As it turns out, God knew I would need these wired sisters more than ever as my quest for answers continued! When it was discovered that a simple tweaking of my pacer settings and beta-blockers wouldn’t work to make me feel better, and my cardiologist was content to wait it out. I decided that wasn’t good enough. I was done waiting and summoned that no-nonsense energy from my wired sisters to have a conversation with my cardiologist, where I may have lost it a few times, and was referred to an electro physiologist to look into my symptoms. This is the best thing I have done for myself because this new doctor ordered every test available, listened to my symptoms and knew that something else was going on. I was completely overwhelmed by all these cardiac tests, but I knew it would help me get answers. And, answers are exactly what I got! I found out my heart was failing and I wasn’t getting enough breath, making me tired all the time. At 36, that is not the news I was expecting. My world came to a screeching halt. I was put on a medication that has gotten good results treating heart failure in other patients, but I unfortunately couldn’t tolerate enough of it to be effective. I took 1 mg. of it for two months (the desired amount is 25 mg.) and missed many days of work as it dropped my blood pressure too low. When the doctor checked my heart function again, he found that it had decreased drastically in two months and he let me know that he would be taking a more aggressive course of treatment.

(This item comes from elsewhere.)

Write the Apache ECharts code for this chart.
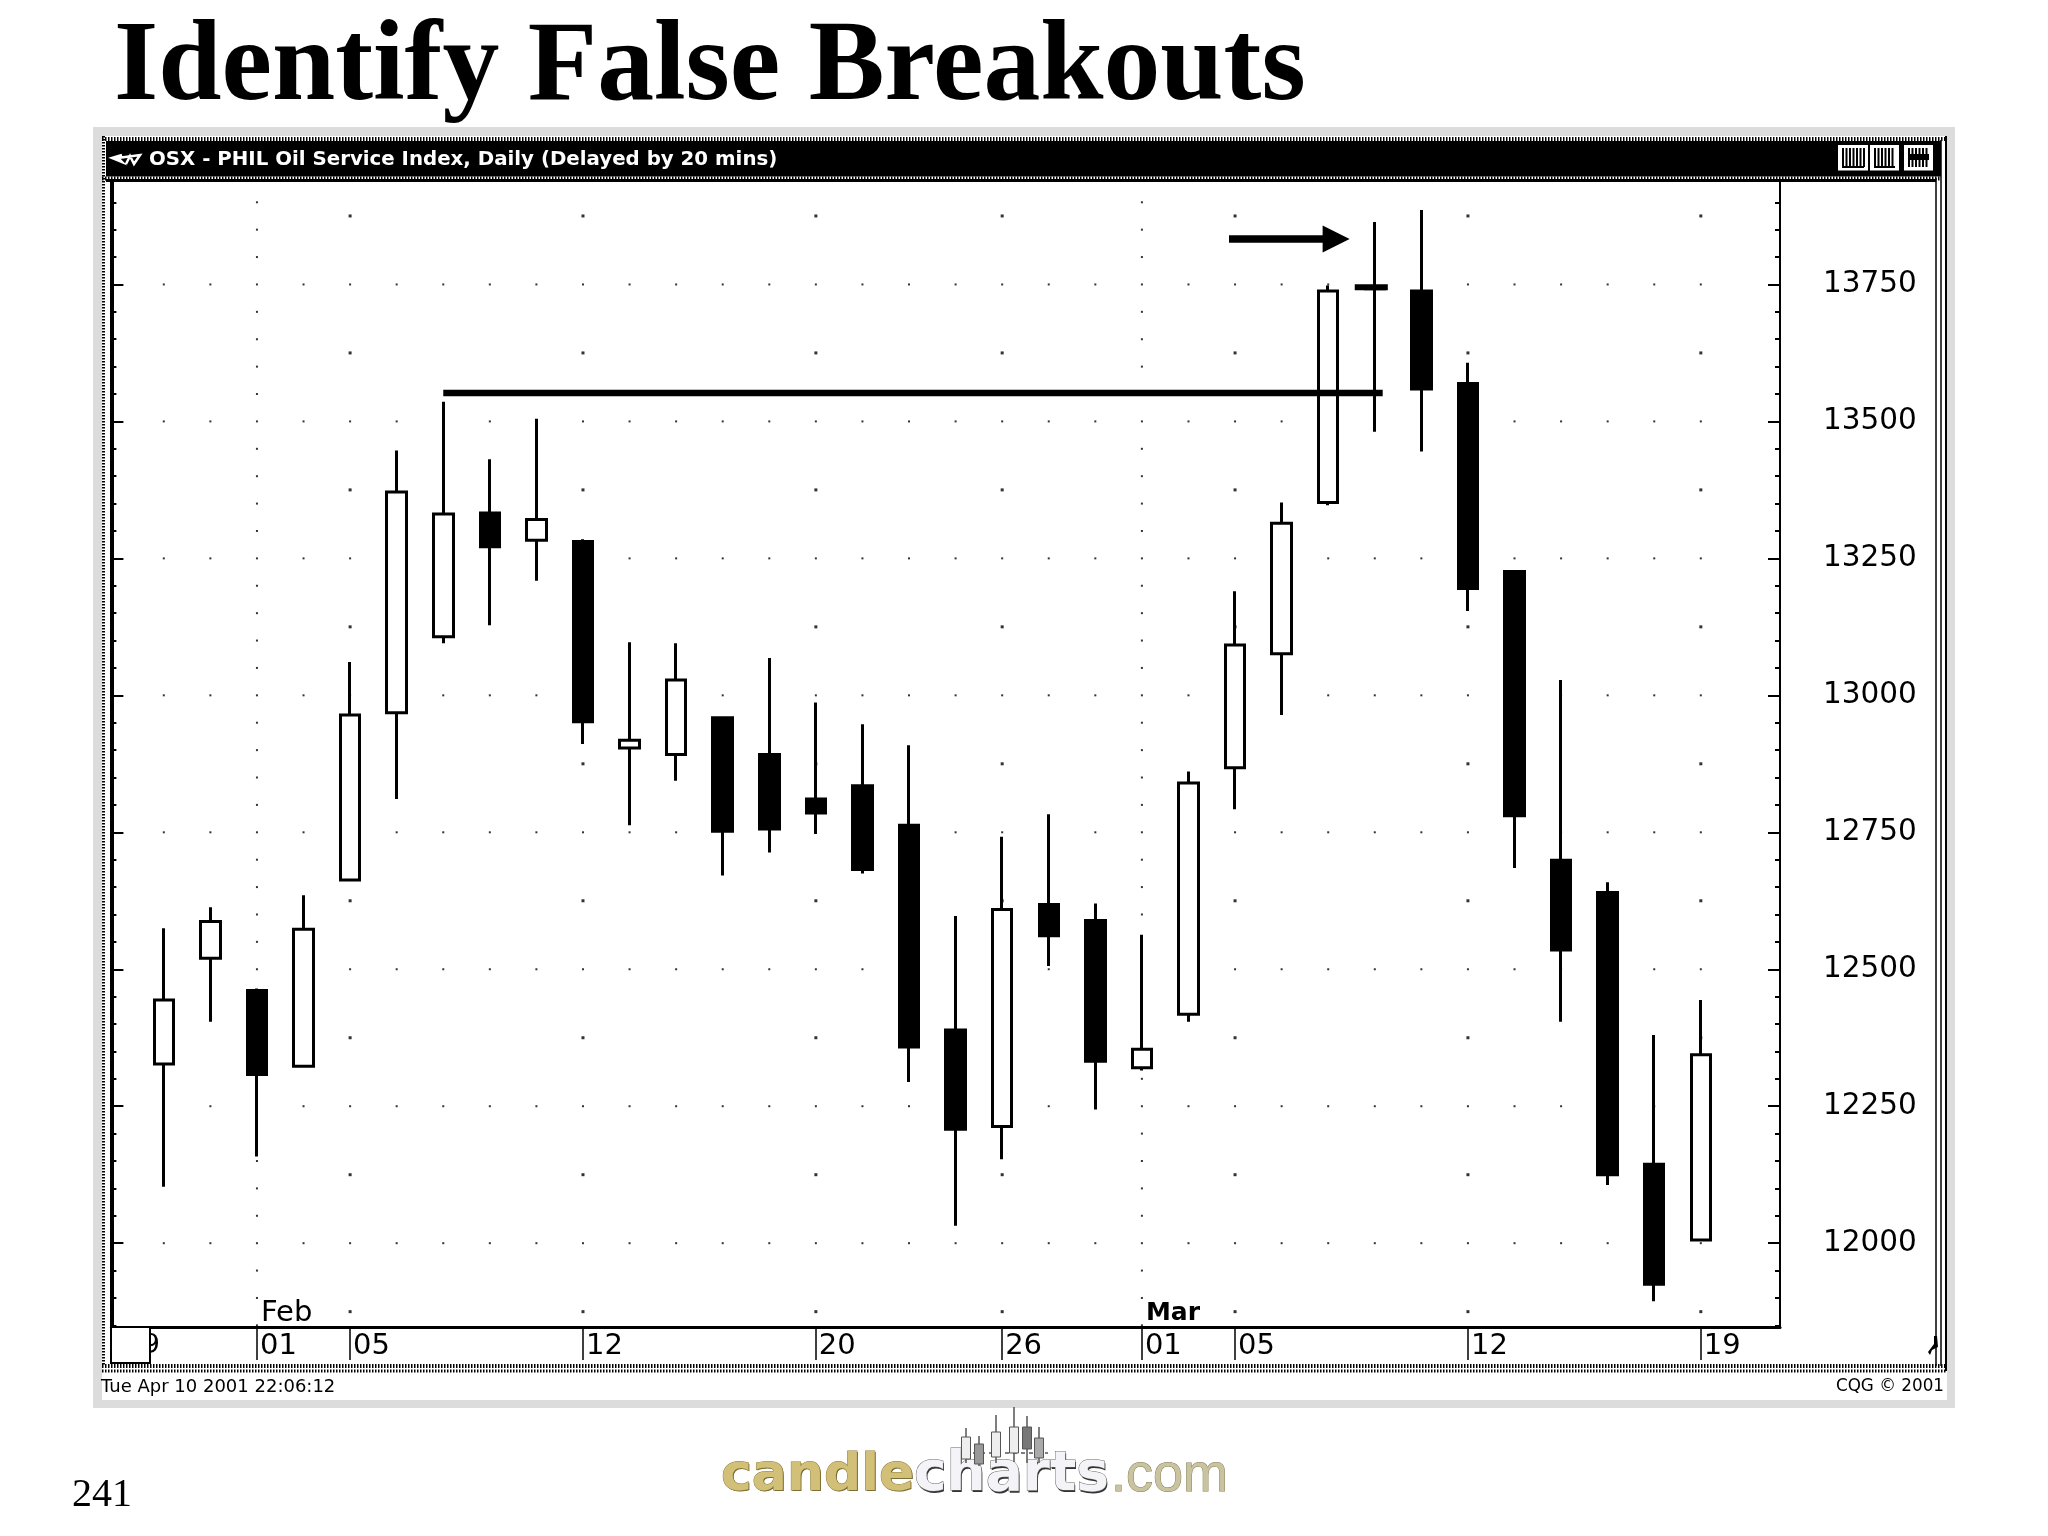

I was told to keep my phone on and with me because he would be working fast to get my heart under control.

That very afternoon I received a call from his nurse informing me of an appointment Monday (three days away) to have a heart scan and meet with a transplant surgeon and then have a CRT-D (cardiac resynchronization therapy device with a defibrillator) implanted Wednesday. This was by far the scariest time of my life, but I found comfort trusting in God’s plan for my life. I was blessed to have Jill, my wired sis from Spokane, Beverly, my wired sis from Tennessee and my husband all supporting and caring for me! I’m not sure I would have stuck around to meet with the transplant surgeon if I wasn’t sitting between Beverly and Eric in the waiting room! Hearing all the horror stories and daily struggles of the other transplant patients was enough to make me want to run out of there! The two of them talked me down and I met with the surgeon. It was a three -hour appointment and I think I remember some of it! Luckily Beverly took notes and Eric was listening, I was too scared and overwhelmed to concentrate. It turned out that I was not yet a candidate for transplant and he wanted my Electro physiologist to do a couple other tests before the new device implant to look at all the variables. The one thing I remember clearly is that he shared my frustration about other doctors not investigating my situation much sooner! I left feeling validated and exhausted from so much stress!

There was little sleep to be had in preparation of the implant, I was so nervous! However, time flew by quickly Tuesday as it was filled with a shopping trip, movie watching and a trip up Mt. Spokane with Jill and Beverly. We laughed, we cried and we enjoyed fresh mountain air. It was a much-needed break to feel a little normalcy in the midst of all that turmoil!

The implant surgery went well and my doctor did not find any other issues, so after two days in the hospital and several unsuspected selfies to document my stay, I got to go home. The recovery has been a day-by-day process and continues to be after two months. My doctor told me to be patient, as rebuilding my weak heart will not happen overnight. At my two month check-up, I was cleared to go back to work for a couple hours a day. I have started to feel more energy as time goes on and am looking forward to feeling better!

This journey will never truly end, but I am learning to accept this and find peace with it. This is the path God has laid out before me and I look forward to seeing where it leads. It certainly has already led me to many new lifelong friendships and has enabled me to help others find their way in times of need.